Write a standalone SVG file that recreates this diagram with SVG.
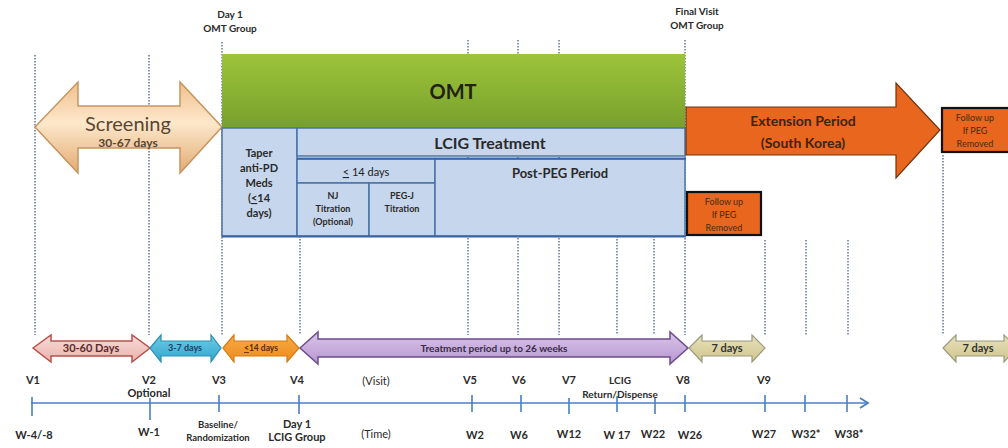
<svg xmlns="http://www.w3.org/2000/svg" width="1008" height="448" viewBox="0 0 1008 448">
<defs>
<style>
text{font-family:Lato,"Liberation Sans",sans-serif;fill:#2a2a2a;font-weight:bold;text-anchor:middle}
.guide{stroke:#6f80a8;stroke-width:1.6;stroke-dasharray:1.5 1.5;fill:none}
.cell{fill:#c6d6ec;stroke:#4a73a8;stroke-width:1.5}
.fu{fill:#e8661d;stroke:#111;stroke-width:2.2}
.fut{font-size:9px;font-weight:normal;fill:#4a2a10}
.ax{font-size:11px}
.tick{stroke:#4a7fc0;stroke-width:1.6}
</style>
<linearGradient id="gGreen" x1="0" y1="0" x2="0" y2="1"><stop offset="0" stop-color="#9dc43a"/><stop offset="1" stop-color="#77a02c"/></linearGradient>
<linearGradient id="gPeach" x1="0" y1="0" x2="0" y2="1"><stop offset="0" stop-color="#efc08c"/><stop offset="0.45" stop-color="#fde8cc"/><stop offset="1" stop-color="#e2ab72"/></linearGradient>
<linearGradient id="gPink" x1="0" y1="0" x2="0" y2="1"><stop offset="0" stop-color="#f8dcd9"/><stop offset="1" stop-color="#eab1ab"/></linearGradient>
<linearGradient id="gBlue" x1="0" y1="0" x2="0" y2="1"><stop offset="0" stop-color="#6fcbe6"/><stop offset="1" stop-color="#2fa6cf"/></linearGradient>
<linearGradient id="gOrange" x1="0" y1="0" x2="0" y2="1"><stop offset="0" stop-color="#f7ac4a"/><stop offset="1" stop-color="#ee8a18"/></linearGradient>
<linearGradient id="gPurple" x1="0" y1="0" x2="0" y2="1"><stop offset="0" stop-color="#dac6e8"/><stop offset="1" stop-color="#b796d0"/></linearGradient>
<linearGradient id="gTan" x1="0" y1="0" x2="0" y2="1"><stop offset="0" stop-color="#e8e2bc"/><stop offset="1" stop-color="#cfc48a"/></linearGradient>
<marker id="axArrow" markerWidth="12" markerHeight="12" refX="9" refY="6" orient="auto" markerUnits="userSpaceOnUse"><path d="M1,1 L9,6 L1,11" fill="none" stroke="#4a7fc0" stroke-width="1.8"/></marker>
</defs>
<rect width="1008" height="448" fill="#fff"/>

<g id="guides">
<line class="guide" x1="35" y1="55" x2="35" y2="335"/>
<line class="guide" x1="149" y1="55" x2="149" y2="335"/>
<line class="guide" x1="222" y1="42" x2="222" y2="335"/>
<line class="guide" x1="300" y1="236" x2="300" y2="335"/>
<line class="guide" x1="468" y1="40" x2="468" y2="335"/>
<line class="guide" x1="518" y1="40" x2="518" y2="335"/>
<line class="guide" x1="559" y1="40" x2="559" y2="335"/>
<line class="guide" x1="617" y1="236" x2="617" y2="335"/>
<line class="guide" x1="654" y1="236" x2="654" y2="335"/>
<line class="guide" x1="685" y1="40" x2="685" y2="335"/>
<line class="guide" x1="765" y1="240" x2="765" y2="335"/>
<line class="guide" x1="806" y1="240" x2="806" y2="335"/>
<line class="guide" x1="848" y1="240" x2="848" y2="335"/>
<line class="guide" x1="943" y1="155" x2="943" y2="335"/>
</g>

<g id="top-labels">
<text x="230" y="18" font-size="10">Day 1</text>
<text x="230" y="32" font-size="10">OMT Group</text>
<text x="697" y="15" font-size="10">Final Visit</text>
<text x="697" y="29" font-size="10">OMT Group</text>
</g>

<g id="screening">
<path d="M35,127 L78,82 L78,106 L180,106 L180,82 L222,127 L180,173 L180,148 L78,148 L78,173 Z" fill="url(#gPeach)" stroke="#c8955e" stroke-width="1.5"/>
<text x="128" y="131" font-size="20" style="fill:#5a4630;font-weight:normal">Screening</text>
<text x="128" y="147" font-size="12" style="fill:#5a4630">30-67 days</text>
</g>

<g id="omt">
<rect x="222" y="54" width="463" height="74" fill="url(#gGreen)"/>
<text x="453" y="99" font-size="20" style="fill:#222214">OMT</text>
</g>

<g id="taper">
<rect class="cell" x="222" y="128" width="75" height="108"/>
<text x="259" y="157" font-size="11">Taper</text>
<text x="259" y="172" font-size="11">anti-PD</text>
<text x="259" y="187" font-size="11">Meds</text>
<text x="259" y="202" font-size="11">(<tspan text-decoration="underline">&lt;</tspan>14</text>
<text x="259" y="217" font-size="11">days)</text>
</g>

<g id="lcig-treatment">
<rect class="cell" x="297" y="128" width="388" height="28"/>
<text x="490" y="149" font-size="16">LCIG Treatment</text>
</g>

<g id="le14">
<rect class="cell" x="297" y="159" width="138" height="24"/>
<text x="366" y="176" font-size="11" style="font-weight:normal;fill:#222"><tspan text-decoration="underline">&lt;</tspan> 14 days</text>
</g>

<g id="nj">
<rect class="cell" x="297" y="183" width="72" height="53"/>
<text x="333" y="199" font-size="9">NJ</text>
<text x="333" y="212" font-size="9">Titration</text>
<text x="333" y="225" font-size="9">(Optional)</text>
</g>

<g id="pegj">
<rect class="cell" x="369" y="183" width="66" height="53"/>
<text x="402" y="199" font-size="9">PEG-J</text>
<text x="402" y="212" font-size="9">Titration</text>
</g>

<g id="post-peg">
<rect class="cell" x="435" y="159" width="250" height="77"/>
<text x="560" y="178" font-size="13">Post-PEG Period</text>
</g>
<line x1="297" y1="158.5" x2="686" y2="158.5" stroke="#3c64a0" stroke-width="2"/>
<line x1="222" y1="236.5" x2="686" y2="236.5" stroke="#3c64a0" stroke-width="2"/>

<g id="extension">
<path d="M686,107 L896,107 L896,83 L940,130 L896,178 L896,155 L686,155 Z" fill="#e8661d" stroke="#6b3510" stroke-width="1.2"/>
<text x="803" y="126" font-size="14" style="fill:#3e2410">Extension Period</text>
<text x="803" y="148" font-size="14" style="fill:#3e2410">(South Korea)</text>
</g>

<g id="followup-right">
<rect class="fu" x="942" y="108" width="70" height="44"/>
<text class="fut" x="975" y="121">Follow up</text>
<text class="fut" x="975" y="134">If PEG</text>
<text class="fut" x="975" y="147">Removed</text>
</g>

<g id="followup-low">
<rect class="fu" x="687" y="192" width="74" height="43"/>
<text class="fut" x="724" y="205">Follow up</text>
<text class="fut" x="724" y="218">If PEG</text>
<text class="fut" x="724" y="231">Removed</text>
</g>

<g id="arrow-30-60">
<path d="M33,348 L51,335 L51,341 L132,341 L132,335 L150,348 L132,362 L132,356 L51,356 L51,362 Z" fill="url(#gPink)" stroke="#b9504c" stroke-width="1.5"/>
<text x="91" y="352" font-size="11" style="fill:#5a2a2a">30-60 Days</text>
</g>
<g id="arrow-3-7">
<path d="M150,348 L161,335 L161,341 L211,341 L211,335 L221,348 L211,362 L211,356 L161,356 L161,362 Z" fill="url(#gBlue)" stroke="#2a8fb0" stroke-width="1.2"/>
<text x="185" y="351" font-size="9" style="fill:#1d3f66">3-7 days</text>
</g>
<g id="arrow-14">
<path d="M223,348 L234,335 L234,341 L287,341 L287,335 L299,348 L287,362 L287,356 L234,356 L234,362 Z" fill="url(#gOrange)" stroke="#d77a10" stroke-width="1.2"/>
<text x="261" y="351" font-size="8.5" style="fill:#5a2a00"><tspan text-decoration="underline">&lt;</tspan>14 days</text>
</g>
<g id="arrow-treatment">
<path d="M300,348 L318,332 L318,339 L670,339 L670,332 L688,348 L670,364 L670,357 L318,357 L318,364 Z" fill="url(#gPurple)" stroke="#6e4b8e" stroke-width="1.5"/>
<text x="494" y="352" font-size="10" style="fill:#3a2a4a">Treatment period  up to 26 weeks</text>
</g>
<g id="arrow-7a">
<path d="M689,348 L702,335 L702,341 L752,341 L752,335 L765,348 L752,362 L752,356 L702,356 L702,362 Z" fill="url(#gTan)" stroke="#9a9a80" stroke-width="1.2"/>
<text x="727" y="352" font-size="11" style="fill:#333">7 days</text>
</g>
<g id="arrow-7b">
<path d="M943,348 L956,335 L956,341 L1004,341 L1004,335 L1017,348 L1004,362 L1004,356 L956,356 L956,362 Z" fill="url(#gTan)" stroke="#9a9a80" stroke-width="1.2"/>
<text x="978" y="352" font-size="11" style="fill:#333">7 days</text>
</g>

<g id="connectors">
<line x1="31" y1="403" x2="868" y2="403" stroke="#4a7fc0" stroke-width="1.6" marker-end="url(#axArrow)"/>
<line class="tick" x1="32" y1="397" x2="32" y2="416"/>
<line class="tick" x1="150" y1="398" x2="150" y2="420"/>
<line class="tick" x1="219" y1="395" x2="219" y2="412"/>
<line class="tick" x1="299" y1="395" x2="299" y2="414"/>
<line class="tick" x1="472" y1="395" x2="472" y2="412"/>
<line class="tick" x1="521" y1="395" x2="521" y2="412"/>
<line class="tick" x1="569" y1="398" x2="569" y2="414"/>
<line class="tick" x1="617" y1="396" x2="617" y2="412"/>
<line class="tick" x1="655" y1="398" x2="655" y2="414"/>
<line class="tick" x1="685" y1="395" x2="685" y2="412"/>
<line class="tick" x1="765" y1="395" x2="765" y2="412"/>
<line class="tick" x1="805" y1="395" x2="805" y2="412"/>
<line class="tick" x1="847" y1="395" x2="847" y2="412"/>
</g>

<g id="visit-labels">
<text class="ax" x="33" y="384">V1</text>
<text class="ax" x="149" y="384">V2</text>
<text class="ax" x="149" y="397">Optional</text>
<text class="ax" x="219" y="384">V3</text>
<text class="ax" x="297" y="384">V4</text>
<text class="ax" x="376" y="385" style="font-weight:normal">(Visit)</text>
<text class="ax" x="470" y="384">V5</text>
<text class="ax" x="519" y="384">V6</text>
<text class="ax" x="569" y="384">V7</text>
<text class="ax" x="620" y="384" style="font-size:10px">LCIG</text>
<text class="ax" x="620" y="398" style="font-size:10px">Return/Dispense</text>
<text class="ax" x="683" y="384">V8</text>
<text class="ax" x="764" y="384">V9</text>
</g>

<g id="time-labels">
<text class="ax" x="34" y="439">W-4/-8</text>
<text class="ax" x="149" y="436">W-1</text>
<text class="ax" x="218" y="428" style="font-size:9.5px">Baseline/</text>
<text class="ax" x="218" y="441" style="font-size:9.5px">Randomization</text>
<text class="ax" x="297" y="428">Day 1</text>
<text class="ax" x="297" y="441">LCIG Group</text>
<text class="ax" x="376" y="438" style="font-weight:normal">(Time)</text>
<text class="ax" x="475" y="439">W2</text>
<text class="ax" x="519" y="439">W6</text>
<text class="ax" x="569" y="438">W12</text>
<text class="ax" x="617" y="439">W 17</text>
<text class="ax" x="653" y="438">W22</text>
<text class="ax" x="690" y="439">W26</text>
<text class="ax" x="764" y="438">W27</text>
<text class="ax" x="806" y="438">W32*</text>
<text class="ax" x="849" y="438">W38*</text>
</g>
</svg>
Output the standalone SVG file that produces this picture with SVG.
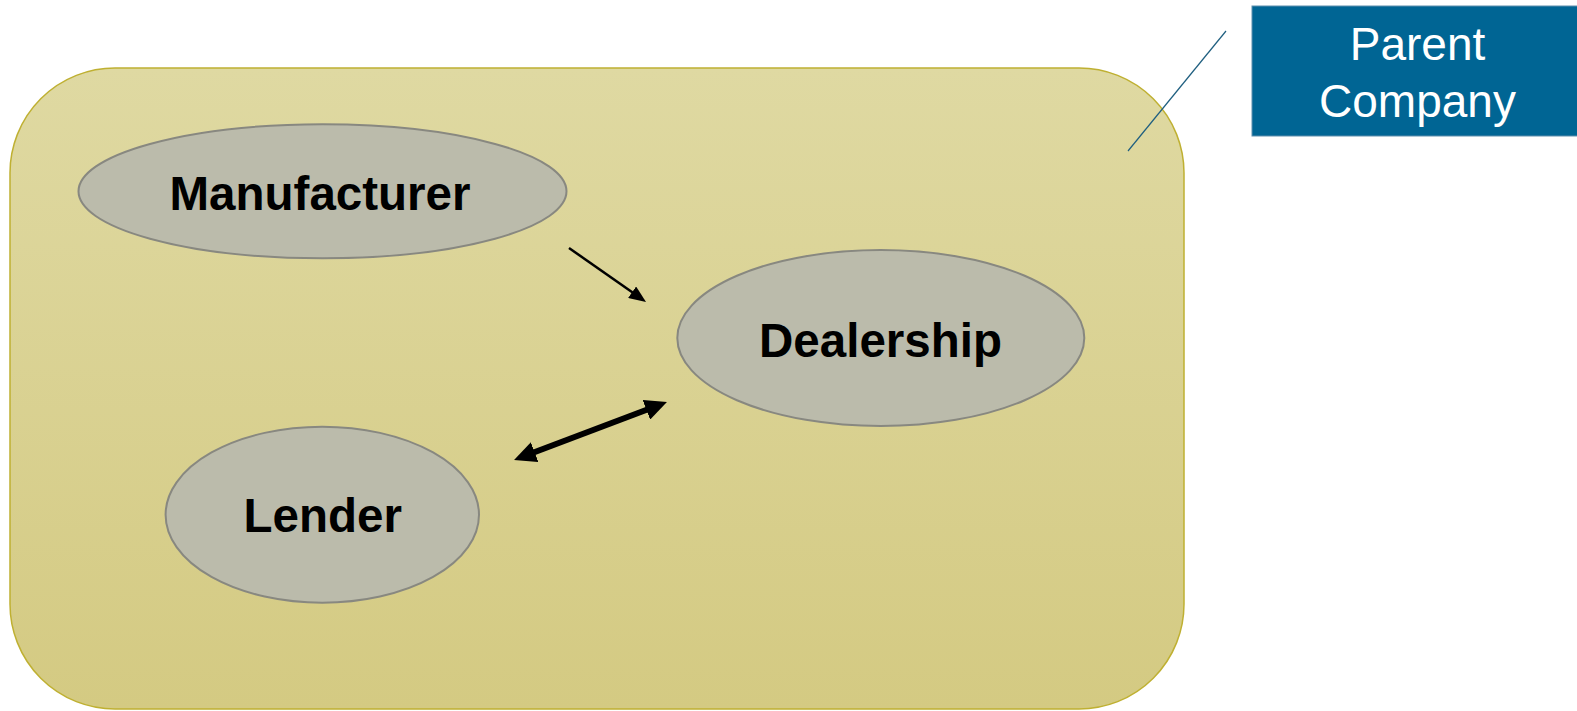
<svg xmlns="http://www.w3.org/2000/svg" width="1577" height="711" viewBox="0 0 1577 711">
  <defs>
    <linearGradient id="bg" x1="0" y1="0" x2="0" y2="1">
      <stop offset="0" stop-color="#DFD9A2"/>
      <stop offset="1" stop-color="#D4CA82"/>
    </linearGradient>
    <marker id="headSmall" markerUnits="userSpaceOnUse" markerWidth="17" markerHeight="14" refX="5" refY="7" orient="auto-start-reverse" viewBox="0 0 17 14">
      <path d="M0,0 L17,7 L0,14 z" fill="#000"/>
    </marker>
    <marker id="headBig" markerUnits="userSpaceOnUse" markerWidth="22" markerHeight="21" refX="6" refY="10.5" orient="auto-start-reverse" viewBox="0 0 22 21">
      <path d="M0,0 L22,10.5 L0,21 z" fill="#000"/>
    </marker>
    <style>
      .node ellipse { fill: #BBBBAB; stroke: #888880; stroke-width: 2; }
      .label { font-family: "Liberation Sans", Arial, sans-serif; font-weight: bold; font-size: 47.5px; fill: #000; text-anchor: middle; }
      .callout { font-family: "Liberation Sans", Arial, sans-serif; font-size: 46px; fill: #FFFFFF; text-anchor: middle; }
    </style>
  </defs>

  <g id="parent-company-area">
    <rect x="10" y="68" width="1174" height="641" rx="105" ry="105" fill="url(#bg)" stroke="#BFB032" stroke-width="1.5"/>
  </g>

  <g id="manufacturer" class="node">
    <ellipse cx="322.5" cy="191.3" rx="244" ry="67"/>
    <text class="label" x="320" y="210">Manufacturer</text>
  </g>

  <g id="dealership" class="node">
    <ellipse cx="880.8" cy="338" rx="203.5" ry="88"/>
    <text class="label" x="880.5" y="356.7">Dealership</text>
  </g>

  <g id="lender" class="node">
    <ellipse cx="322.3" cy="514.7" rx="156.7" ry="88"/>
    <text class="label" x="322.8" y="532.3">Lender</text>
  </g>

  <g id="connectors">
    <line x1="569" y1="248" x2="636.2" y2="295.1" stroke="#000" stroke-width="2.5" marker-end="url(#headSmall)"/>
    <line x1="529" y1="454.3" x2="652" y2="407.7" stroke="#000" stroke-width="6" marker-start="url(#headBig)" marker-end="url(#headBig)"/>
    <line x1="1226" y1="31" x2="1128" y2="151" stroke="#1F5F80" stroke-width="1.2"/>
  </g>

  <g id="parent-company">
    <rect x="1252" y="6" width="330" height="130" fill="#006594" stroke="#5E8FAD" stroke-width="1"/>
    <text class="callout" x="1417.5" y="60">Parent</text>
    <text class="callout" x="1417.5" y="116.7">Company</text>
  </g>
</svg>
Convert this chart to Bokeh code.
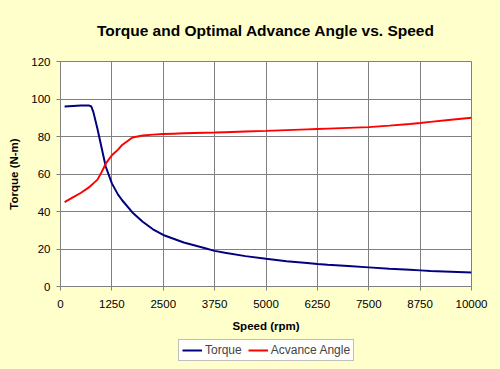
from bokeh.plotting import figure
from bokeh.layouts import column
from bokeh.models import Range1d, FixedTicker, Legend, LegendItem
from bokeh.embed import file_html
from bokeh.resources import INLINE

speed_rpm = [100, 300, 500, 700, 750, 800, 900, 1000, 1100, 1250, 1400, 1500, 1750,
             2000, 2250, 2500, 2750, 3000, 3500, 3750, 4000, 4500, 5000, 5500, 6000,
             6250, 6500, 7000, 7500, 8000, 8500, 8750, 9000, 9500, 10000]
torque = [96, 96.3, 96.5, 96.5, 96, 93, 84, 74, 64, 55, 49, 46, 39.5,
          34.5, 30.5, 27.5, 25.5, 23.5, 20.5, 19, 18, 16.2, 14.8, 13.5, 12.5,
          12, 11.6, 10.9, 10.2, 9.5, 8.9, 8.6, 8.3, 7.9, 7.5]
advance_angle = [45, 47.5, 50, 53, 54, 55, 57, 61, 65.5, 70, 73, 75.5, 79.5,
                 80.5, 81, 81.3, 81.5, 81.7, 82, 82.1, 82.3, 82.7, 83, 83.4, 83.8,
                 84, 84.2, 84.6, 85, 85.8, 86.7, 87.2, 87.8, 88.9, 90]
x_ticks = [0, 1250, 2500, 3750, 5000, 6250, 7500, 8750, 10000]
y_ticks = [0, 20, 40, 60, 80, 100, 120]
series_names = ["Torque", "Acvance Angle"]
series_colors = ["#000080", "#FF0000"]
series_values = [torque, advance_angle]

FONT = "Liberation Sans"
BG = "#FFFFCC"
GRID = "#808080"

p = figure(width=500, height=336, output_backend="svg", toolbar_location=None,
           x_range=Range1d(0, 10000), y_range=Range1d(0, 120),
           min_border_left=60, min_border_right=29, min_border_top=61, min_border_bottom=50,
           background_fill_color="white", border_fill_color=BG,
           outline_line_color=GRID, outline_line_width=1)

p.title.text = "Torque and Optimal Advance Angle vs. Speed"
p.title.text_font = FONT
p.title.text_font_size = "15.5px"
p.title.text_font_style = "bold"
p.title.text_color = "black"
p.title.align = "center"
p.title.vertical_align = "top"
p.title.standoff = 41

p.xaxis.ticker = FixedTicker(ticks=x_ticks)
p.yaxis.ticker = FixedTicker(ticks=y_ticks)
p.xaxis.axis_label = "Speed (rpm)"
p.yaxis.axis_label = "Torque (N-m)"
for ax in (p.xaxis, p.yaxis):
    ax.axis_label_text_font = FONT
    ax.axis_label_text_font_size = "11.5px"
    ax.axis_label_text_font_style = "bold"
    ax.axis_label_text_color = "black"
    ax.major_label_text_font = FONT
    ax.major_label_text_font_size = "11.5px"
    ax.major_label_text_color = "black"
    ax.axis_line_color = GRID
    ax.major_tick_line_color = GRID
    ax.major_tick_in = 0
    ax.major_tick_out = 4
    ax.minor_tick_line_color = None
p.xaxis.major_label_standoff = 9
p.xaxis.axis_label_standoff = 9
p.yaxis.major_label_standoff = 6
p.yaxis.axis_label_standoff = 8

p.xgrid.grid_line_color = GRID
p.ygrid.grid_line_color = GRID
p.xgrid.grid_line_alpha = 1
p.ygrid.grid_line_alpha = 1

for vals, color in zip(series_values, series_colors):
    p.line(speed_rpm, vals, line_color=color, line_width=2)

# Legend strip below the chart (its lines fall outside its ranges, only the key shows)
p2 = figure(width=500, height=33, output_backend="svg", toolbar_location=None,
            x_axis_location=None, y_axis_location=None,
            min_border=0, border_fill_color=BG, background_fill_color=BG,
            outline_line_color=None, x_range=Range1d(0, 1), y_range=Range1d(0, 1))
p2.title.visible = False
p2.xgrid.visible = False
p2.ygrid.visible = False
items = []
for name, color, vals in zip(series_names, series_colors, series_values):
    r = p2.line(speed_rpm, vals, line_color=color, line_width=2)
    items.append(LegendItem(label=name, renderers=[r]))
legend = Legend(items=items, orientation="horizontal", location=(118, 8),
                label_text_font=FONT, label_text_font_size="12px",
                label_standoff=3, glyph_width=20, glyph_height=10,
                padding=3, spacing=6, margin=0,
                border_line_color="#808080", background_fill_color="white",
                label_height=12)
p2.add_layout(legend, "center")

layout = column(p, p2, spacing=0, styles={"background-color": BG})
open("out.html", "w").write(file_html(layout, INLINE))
#####
-- STATED TASK --
Copy nothing but the lines above from the one with "Convert this chart to Bokeh code." to the one with "from bokeh.resources import INLINE", inclusive, word for word. Leave every picture out.

-- FINISHED ANSWER --
Convert this chart to Bokeh code.
from bokeh.plotting import figure
from bokeh.layouts import column
from bokeh.models import Range1d, FixedTicker, Legend, LegendItem
from bokeh.embed import file_html
from bokeh.resources import INLINE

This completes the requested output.